English art dealer (born 1963)

Timothy Vernon Taylor (born 8 August 1963) is an English gallerist and art dealer.

His eponymous gallery represents more than twenty international artists and estates, with spaces in London and New York. He is also distantly related to the British royal family by his wife.

== Work ==
Taylor began his career working for London dealers Bernard Jacobson and Leslie Waddington before opening Timothy Taylor Gallery in 1996 on Bruton Place in Mayfair.
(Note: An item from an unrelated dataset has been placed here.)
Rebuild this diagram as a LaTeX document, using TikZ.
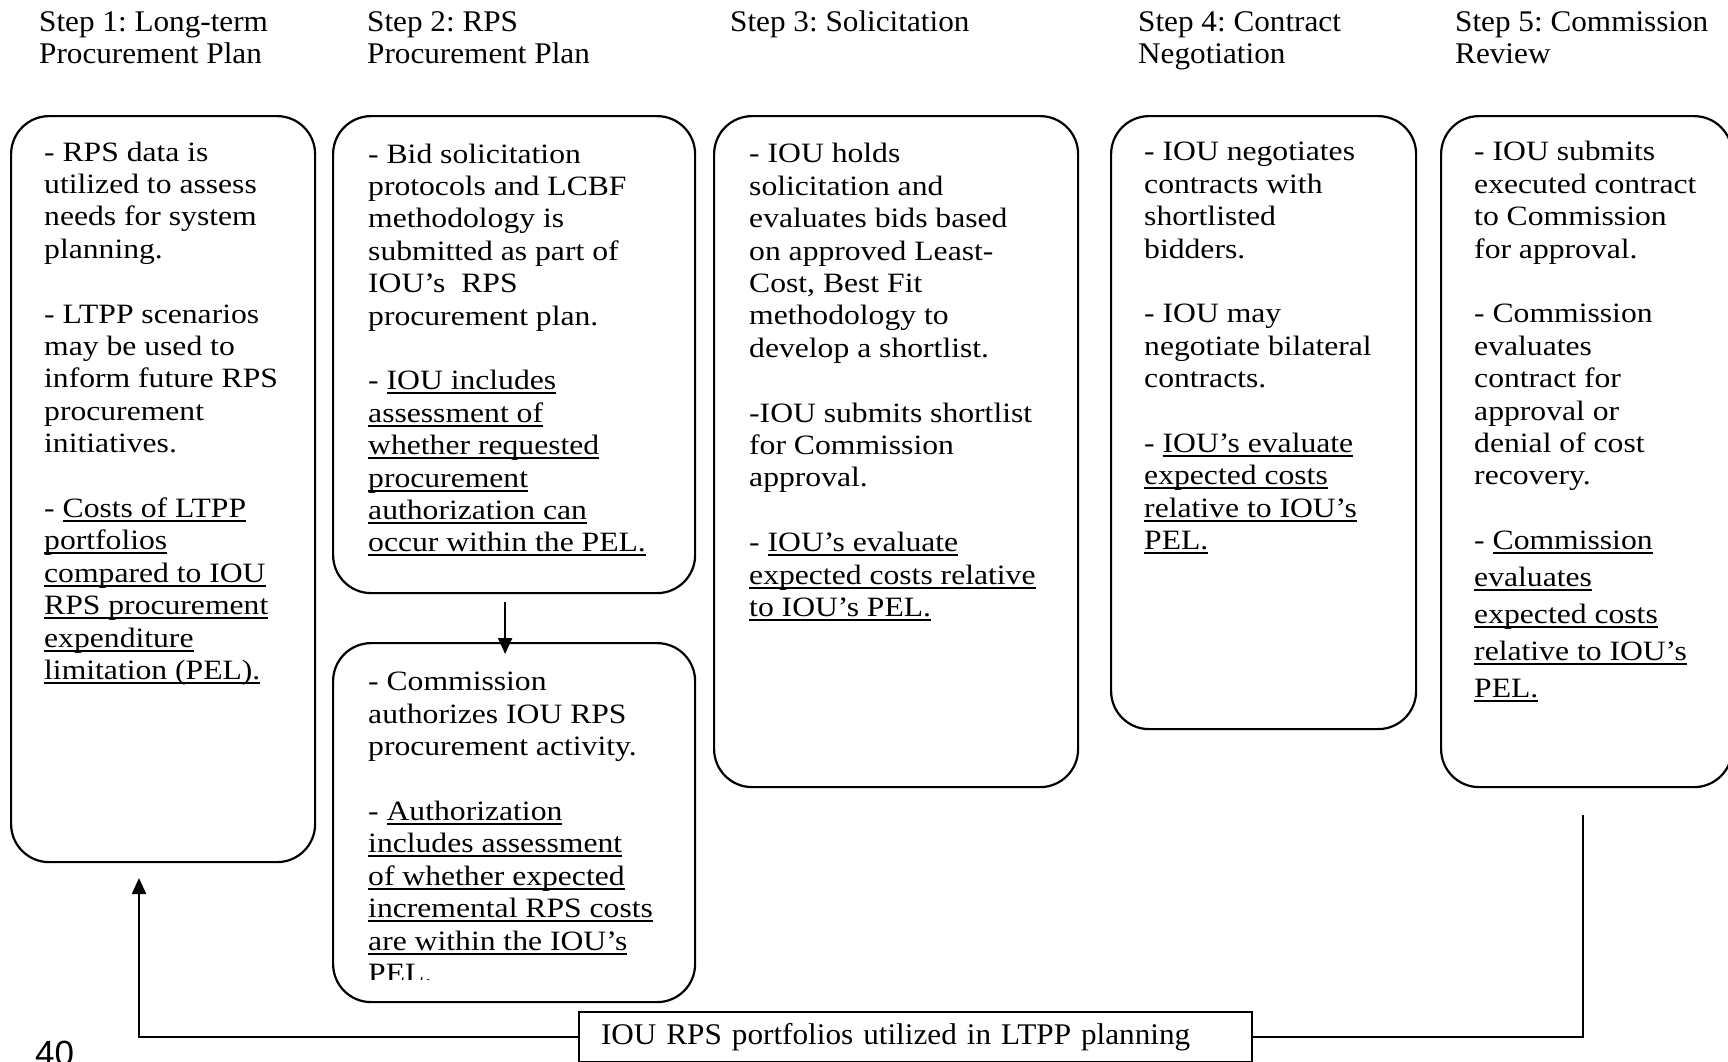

He played a critical role in advancing the careers of several emerging artists at the forefront of the 1990s London art scene, among them Fiona Rae, Sean Scully, and Richard Patterson. In addition to his representation of emerging and established contemporary artists, Taylor has worked closely with the estates of many artists of the post-war period, including Philip Guston, Diane Arbus, Jean Dubuffet, Hans Hartung, Simon Hantaï, and Antoni Tàpies.

In 2016, Taylor expanded the gallery to New York, first opening a location on 19th Street in Chelsea before relocating to a flagship space in Tribeca in 2023. After nearly a decade of operation, the gallery closed its New York outpost in 2026.

== Personal life ==
Taylor lives in London with his wife, Lady Helen Taylor. They have four children, one of whom works at the gallery.